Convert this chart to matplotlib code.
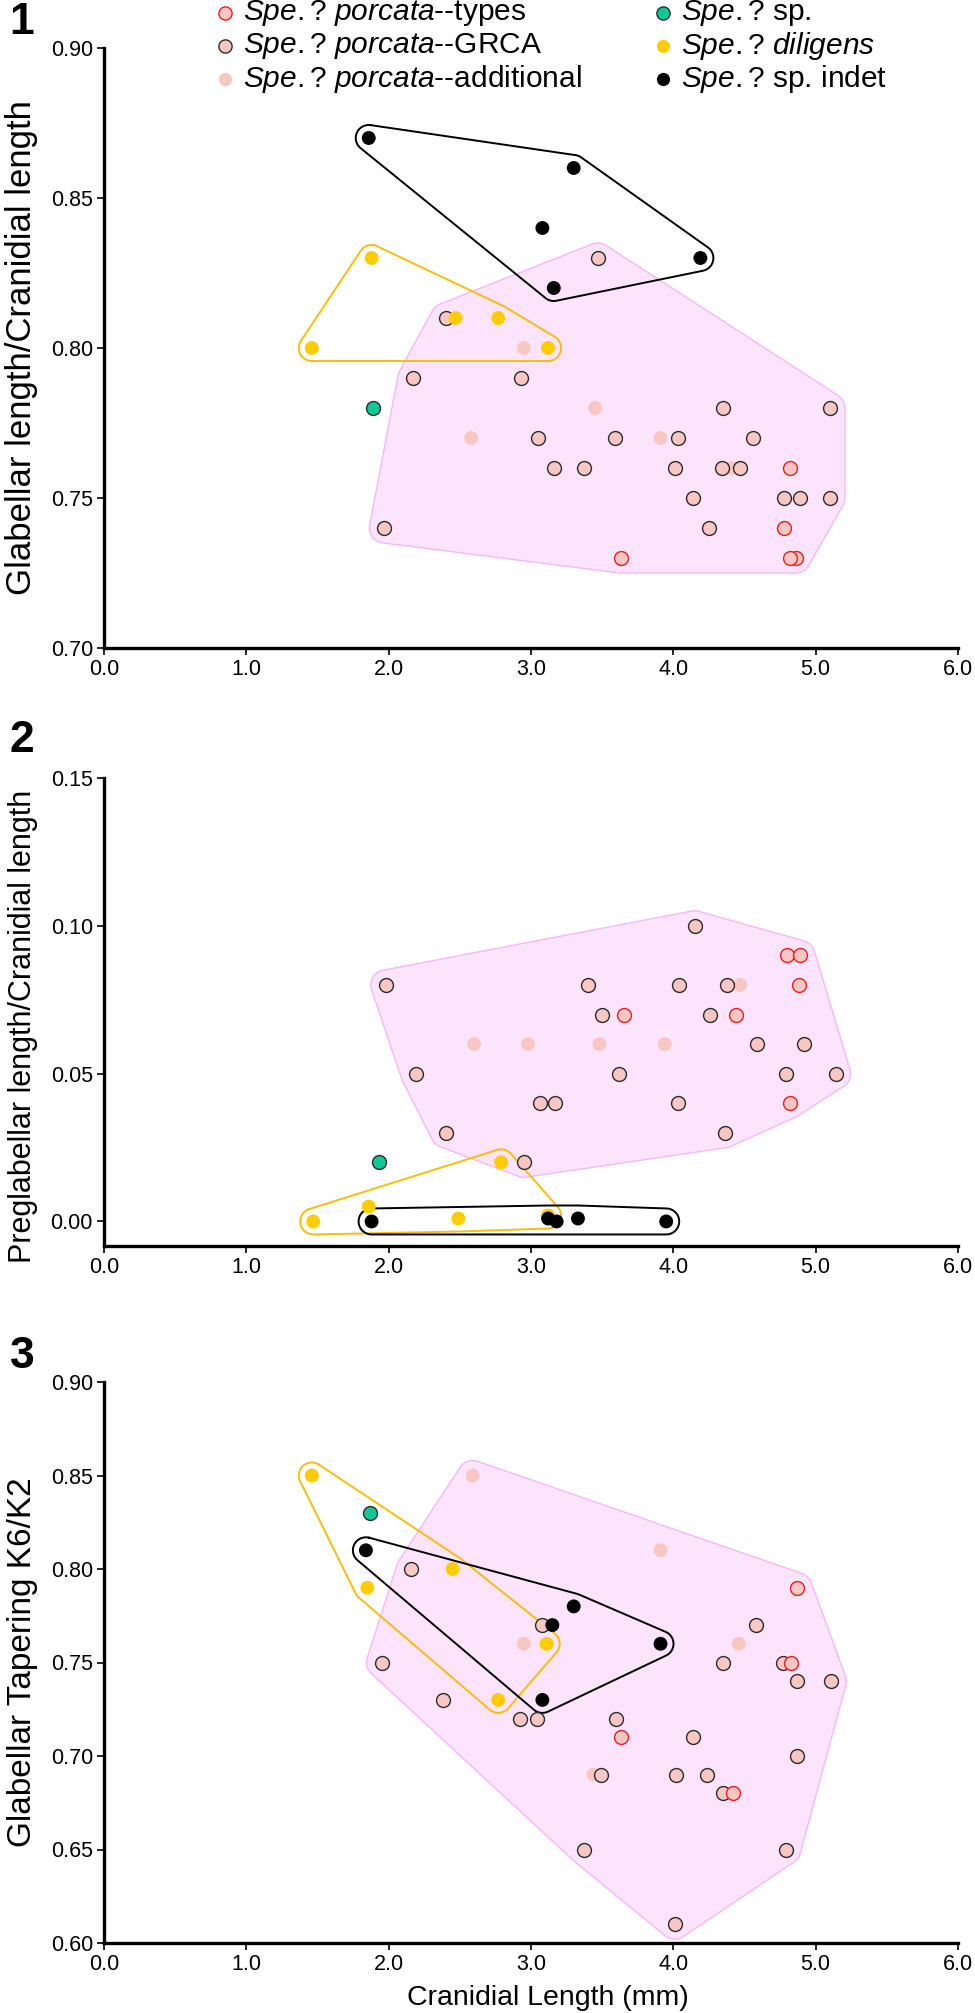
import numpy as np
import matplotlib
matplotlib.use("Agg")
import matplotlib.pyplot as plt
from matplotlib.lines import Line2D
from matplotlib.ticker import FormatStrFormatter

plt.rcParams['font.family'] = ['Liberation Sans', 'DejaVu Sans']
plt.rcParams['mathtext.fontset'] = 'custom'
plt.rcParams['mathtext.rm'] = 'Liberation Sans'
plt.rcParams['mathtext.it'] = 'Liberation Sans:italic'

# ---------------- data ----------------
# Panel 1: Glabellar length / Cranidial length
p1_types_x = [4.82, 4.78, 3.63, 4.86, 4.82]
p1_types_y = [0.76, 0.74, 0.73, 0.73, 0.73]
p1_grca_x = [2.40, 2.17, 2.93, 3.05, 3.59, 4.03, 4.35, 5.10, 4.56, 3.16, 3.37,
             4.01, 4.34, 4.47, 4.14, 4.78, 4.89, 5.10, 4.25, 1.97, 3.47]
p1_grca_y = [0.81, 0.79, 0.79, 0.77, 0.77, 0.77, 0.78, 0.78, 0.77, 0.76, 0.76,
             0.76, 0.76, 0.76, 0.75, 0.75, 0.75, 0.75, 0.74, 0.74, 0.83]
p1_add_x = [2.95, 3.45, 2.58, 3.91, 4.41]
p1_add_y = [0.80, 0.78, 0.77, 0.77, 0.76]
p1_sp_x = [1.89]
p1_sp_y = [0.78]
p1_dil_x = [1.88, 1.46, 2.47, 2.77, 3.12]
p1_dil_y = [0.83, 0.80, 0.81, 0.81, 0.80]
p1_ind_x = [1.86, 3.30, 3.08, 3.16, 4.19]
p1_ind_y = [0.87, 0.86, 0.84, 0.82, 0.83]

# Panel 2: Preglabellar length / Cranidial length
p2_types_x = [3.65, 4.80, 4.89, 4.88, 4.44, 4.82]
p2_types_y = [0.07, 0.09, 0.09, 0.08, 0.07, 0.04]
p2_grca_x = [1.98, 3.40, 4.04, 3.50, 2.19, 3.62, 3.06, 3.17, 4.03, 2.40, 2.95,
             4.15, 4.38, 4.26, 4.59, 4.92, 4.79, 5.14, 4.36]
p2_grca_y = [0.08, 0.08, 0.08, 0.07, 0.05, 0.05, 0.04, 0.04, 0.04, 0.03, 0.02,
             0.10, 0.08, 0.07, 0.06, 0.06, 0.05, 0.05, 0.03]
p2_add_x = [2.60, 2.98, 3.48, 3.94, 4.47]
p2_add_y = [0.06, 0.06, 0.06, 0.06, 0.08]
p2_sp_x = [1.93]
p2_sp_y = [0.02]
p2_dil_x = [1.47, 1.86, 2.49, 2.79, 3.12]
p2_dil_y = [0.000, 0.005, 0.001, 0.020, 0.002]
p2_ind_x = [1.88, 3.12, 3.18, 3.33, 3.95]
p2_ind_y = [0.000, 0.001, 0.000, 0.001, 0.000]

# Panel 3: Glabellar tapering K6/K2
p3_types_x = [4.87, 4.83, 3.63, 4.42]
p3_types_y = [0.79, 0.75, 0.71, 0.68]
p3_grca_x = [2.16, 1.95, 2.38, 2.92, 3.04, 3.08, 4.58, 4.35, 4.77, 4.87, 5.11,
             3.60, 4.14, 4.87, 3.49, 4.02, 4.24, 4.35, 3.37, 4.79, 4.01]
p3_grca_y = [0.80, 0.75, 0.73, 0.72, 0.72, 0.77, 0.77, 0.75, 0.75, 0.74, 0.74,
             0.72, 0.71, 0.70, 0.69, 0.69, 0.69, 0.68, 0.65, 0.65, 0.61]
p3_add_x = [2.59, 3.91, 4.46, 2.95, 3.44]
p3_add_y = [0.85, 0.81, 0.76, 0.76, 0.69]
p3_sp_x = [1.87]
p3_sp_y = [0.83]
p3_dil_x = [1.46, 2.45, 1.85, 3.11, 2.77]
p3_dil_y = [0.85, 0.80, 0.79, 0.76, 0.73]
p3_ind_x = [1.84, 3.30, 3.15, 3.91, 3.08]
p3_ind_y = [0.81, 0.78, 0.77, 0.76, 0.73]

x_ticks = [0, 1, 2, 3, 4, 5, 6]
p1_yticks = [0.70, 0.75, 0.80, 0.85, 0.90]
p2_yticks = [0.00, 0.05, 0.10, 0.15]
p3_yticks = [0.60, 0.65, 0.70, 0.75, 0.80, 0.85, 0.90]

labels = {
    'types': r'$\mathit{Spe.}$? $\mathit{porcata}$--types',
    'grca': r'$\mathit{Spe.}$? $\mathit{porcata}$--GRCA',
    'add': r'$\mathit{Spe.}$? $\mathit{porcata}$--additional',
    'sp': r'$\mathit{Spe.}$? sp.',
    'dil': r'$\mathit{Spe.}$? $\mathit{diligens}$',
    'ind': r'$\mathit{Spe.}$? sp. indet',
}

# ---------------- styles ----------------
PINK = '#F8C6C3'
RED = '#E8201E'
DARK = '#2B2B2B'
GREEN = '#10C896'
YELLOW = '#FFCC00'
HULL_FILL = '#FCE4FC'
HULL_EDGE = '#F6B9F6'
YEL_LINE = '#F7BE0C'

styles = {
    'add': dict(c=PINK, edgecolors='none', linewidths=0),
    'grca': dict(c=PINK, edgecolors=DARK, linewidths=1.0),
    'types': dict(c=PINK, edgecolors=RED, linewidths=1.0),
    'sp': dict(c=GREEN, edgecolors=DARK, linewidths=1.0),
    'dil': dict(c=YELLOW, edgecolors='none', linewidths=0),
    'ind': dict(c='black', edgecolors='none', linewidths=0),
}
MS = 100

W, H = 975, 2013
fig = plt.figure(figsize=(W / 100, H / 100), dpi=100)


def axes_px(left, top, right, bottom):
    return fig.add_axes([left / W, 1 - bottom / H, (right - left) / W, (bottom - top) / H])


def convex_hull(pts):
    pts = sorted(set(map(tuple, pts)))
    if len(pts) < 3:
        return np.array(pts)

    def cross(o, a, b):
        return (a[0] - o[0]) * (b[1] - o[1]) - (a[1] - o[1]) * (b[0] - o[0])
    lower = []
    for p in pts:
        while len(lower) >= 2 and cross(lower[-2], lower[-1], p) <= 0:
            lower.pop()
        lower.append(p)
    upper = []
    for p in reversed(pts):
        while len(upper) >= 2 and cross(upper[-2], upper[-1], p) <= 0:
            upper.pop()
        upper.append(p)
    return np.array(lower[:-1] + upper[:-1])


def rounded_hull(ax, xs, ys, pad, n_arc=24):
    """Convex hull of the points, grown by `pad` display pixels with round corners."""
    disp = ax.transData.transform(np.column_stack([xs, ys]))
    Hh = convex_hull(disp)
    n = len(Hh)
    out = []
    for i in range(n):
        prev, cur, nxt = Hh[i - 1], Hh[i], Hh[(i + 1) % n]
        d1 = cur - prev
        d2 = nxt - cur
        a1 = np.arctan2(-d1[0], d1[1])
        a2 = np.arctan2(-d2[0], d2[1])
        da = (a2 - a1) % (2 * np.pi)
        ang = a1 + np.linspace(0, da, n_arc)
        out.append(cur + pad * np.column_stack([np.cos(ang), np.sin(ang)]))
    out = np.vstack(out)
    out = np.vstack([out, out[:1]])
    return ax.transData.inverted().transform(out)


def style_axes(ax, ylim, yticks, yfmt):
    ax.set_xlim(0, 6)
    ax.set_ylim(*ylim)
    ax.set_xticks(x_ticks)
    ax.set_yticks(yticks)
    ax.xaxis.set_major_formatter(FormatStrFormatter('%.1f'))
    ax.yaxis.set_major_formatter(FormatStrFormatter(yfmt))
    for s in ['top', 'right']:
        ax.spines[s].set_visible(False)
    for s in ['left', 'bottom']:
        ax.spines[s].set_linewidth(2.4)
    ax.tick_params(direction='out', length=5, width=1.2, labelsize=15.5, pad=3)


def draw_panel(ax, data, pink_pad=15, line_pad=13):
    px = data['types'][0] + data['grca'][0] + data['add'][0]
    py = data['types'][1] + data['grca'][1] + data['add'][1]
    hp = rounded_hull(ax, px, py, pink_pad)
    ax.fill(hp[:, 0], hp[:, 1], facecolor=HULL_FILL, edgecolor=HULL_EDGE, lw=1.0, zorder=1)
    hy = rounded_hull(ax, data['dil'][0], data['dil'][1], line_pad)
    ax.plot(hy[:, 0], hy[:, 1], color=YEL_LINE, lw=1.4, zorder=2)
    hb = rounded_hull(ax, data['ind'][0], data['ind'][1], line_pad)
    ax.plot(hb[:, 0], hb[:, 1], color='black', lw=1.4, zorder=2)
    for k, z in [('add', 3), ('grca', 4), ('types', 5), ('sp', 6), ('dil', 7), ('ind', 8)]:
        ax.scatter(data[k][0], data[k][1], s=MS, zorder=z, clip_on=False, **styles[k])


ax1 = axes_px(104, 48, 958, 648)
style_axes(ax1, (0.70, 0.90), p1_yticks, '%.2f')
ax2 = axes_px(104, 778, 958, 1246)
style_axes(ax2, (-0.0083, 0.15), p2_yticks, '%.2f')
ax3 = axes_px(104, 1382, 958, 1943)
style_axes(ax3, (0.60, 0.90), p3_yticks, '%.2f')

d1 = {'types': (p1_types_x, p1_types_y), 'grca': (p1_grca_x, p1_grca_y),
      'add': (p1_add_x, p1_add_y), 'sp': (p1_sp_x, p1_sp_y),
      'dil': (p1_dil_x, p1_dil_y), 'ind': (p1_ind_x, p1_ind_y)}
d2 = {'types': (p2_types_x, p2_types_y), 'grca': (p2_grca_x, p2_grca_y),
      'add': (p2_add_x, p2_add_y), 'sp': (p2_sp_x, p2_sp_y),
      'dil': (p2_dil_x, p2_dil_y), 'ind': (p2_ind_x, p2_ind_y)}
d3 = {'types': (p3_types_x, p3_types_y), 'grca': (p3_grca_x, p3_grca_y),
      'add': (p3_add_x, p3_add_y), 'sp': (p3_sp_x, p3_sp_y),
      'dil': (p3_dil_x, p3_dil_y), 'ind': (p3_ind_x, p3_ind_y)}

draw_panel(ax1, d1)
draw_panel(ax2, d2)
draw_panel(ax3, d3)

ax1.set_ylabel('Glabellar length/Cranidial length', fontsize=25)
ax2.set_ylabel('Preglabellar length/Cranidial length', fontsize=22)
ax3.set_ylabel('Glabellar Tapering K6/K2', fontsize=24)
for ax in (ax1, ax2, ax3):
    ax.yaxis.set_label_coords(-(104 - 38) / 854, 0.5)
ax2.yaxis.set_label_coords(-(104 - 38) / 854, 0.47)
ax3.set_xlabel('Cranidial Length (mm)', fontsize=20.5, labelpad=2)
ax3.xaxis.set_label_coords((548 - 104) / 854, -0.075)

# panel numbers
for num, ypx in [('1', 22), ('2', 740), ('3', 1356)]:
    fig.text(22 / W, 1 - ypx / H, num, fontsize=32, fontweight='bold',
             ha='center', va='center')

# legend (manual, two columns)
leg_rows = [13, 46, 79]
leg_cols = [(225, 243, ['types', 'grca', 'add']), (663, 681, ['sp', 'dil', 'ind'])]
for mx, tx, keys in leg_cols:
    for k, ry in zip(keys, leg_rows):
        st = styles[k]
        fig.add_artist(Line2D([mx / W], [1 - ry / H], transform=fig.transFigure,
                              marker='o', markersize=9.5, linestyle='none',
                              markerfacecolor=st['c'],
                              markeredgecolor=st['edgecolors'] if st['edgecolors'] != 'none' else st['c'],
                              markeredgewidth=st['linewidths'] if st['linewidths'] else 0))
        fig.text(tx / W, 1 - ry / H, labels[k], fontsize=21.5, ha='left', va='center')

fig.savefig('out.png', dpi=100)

- **Exercise objective**
Write down every line from the opening of the listing to the line with "p1_ind_y = [0.87, 0.86, 0.84, 0.82, 0.83]", both included, and nothing else; the pictures are omitted.

- **Complete answer**
Convert this chart to matplotlib code.
import numpy as np
import matplotlib
matplotlib.use("Agg")
import matplotlib.pyplot as plt
from matplotlib.lines import Line2D
from matplotlib.ticker import FormatStrFormatter

plt.rcParams['font.family'] = ['Liberation Sans', 'DejaVu Sans']
plt.rcParams['mathtext.fontset'] = 'custom'
plt.rcParams['mathtext.rm'] = 'Liberation Sans'
plt.rcParams['mathtext.it'] = 'Liberation Sans:italic'

# ---------------- data ----------------
# Panel 1: Glabellar length / Cranidial length
p1_types_x = [4.82, 4.78, 3.63, 4.86, 4.82]
p1_types_y = [0.76, 0.74, 0.73, 0.73, 0.73]
p1_grca_x = [2.40, 2.17, 2.93, 3.05, 3.59, 4.03, 4.35, 5.10, 4.56, 3.16, 3.37,
             4.01, 4.34, 4.47, 4.14, 4.78, 4.89, 5.10, 4.25, 1.97, 3.47]
p1_grca_y = [0.81, 0.79, 0.79, 0.77, 0.77, 0.77, 0.78, 0.78, 0.77, 0.76, 0.76,
             0.76, 0.76, 0.76, 0.75, 0.75, 0.75, 0.75, 0.74, 0.74, 0.83]
p1_add_x = [2.95, 3.45, 2.58, 3.91, 4.41]
p1_add_y = [0.80, 0.78, 0.77, 0.77, 0.76]
p1_sp_x = [1.89]
p1_sp_y = [0.78]
p1_dil_x = [1.88, 1.46, 2.47, 2.77, 3.12]
p1_dil_y = [0.83, 0.80, 0.81, 0.81, 0.80]
p1_ind_x = [1.86, 3.30, 3.08, 3.16, 4.19]
p1_ind_y = [0.87, 0.86, 0.84, 0.82, 0.83]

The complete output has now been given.